Key Prevention: Never cache critical data without an invalidation strategy. Implement event-driven cache invalidation (publish alerts → invalidate cache), classify data by freshness requirements, and monitor actual staleness in production. A 5-minute cache saving $100/month in database costs isn’t worth a safety incident costing millions.
For Kids: Meet the Sensor Squad!
The Sensor Squad learns to ask smart questions instead of reading the whole diary!
Sammy the Sensor has a million temperature readings stored in his diary. Lila the LED wants to know: “What was the temperature at exactly 3:00 PM yesterday?”
The SLOW way: Read ALL million entries until you find the right one. That would take forever!
The FAST way: “Jump straight to yesterday’s page, then find the 3:00 PM entry!” says Max the Microcontroller. “That is called a TIME-RANGE query – I tell the diary WHEN to look, so it does not search everywhere.”
Max teaches the Sensor Squad four types of smart questions:
Question 1: “What is the temperature RIGHT NOW?” (Last Value Query) Instead of reading all the data, Max just grabs the very last entry. Super fast – like checking the time on a clock instead of reading the entire history of clocks!
Question 2: “What was the average temperature yesterday?” (Time-Range Aggregation) Max only looks at yesterday’s entries and calculates the average. He skips everything from last week, last month, and last year.
Question 3: “Was anything weird this week?” (Anomaly Detection) Max calculates the normal range and flags anything outside it. “If the average is 22C and the range is 20-24C, then a reading of 35C is DEFINITELY weird!”
Question 4: “When temperature goes up, does humidity go down?” (Correlation Query) Max compares two sensor streams side by side. Bella the Battery says: “It is like noticing that every time it rains, you eat more soup. The two things are connected!”

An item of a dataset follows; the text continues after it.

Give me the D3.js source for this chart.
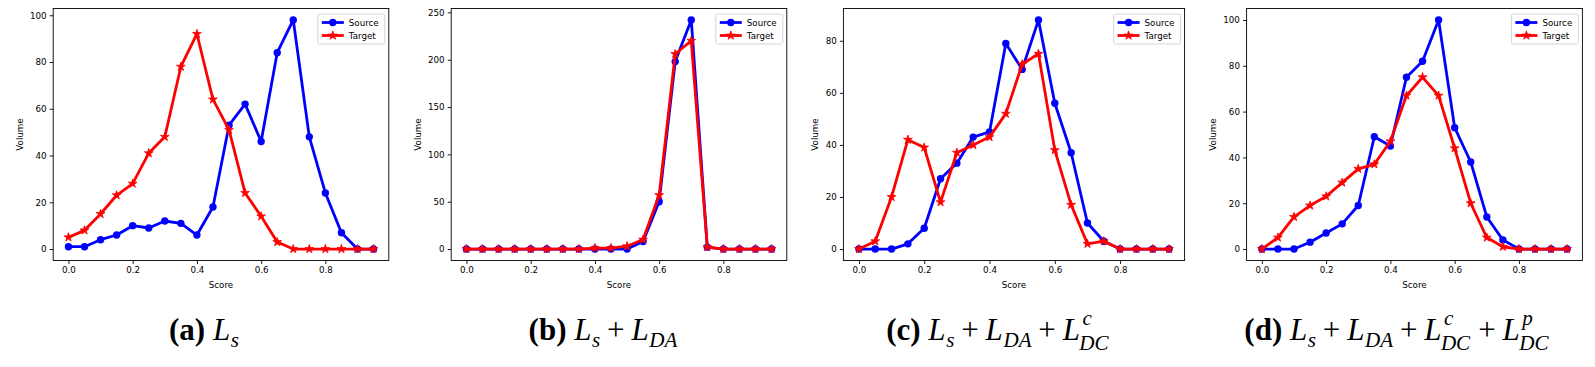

“The secret,” says Max, “is to ALWAYS tell the database WHAT TIME PERIOD you care about. Never ask ‘show me everything’ – that is like asking a library to read you every book!”
13.6.1 Try This at Home!
Open a weather app that shows hourly forecasts. Try asking yourself these four types of questions: (1) What is the temperature NOW? (last value), (2) What was the average temperature yesterday? (aggregation), (3) Was any hour unusually hot or cold? (anomaly), (4) When it was windy, was it also cold? (correlation). You are doing the same thing databases do!